▸ WHAT THE TASK ASKS:
Copy exactly the lines from the start of the data below through the one that carries "const pts = categories.map((c, i)", and only those.

»»

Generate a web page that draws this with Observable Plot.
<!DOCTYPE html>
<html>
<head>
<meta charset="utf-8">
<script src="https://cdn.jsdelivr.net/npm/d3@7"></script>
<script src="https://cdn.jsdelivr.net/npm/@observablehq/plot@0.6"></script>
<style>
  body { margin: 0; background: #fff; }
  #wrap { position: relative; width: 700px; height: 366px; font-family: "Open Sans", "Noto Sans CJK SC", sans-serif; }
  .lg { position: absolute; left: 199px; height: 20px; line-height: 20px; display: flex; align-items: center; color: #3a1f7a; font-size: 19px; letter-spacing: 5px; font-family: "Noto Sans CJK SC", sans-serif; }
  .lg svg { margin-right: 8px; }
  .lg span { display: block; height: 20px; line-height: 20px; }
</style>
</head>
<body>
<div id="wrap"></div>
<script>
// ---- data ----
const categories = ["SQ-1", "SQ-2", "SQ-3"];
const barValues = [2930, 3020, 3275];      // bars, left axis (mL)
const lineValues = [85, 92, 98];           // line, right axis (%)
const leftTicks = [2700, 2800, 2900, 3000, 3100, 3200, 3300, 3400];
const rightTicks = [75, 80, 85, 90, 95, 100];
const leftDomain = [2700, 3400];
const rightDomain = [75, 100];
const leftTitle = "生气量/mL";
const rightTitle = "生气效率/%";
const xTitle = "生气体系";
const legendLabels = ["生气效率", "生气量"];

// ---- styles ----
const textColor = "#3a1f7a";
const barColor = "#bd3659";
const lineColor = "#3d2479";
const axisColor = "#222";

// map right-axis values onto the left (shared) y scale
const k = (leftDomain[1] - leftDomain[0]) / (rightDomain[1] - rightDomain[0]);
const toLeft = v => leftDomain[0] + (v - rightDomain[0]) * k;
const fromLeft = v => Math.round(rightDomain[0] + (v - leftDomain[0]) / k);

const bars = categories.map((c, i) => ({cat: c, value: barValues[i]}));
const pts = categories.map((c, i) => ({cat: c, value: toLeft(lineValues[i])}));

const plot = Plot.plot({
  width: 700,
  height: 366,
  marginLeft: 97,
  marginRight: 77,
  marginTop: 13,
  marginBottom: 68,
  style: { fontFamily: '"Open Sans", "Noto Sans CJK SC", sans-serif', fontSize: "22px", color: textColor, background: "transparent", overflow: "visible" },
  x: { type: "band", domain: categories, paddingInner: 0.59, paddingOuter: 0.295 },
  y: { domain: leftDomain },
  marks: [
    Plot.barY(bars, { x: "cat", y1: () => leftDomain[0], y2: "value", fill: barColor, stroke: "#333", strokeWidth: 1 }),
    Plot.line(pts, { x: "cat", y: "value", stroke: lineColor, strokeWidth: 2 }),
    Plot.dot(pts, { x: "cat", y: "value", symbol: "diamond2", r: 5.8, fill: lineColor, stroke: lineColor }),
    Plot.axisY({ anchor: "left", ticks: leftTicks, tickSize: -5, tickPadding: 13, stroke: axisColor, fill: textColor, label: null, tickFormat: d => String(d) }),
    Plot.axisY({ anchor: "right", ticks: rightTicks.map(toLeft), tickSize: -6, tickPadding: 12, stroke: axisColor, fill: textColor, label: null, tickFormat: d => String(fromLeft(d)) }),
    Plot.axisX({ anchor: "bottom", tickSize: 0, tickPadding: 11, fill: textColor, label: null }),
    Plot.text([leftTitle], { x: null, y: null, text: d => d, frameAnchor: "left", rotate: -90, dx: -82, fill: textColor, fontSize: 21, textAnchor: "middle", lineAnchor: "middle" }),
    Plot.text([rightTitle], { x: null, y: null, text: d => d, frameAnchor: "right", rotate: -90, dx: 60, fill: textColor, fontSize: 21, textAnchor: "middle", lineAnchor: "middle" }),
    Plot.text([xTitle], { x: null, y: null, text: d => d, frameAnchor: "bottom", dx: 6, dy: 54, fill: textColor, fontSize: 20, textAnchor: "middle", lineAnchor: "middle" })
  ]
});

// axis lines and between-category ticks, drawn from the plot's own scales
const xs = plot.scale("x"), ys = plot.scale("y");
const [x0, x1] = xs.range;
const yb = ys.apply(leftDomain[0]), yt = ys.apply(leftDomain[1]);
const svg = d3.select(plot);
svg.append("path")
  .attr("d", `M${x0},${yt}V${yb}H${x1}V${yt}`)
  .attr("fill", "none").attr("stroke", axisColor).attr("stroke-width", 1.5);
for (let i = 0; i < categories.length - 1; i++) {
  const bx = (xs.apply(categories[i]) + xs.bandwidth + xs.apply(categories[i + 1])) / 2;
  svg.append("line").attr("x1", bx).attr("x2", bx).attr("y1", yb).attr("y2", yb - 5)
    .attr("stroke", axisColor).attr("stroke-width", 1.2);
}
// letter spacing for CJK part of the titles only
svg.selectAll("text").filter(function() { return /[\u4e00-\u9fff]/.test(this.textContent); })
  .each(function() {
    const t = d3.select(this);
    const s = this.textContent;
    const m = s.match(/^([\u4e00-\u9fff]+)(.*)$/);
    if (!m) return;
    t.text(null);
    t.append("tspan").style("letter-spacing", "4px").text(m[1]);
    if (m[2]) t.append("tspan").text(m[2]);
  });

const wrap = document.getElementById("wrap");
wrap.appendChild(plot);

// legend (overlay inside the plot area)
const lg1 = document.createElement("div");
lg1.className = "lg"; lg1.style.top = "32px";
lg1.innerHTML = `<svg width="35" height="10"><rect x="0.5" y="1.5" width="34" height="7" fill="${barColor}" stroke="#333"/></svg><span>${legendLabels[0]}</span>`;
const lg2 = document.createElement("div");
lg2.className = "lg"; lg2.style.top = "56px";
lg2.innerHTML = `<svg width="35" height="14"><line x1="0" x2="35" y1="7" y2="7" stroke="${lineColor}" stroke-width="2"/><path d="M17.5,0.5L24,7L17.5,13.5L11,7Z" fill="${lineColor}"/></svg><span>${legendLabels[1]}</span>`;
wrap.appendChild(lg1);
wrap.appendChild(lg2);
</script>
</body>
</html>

««

▸ WORKED SOLUTION:
Generate a web page that draws this with Observable Plot.
<!DOCTYPE html>
<html>
<head>
<meta charset="utf-8">
<script src="https://cdn.jsdelivr.net/npm/d3@7"></script>
<script src="https://cdn.jsdelivr.net/npm/@observablehq/plot@0.6"></script>
<style>
  body { margin: 0; background: #fff; }
  #wrap { position: relative; width: 700px; height: 366px; font-family: "Open Sans", "Noto Sans CJK SC", sans-serif; }
  .lg { position: absolute; left: 199px; height: 20px; line-height: 20px; display: flex; align-items: center; color: #3a1f7a; font-size: 19px; letter-spacing: 5px; font-family: "Noto Sans CJK SC", sans-serif; }
  .lg svg { margin-right: 8px; }
  .lg span { display: block; height: 20px; line-height: 20px; }
</style>
</head>
<body>
<div id="wrap"></div>
<script>
// ---- data ----
const categories = ["SQ-1", "SQ-2", "SQ-3"];
const barValues = [2930, 3020, 3275];      // bars, left axis (mL)
const lineValues = [85, 92, 98];           // line, right axis (%)
const leftTicks = [2700, 2800, 2900, 3000, 3100, 3200, 3300, 3400];
const rightTicks = [75, 80, 85, 90, 95, 100];
const leftDomain = [2700, 3400];
const rightDomain = [75, 100];
const leftTitle = "生气量/mL";
const rightTitle = "生气效率/%";
const xTitle = "生气体系";
const legendLabels = ["生气效率", "生气量"];

// ---- styles ----
const textColor = "#3a1f7a";
const barColor = "#bd3659";
const lineColor = "#3d2479";
const axisColor = "#222";

// map right-axis values onto the left (shared) y scale
const k = (leftDomain[1] - leftDomain[0]) / (rightDomain[1] - rightDomain[0]);
const toLeft = v => leftDomain[0] + (v - rightDomain[0]) * k;
const fromLeft = v => Math.round(rightDomain[0] + (v - leftDomain[0]) / k);

const bars = categories.map((c, i) => ({cat: c, value: barValues[i]}));
const pts = categories.map((c, i) => ({cat: c, value: toLeft(lineValues[i])}));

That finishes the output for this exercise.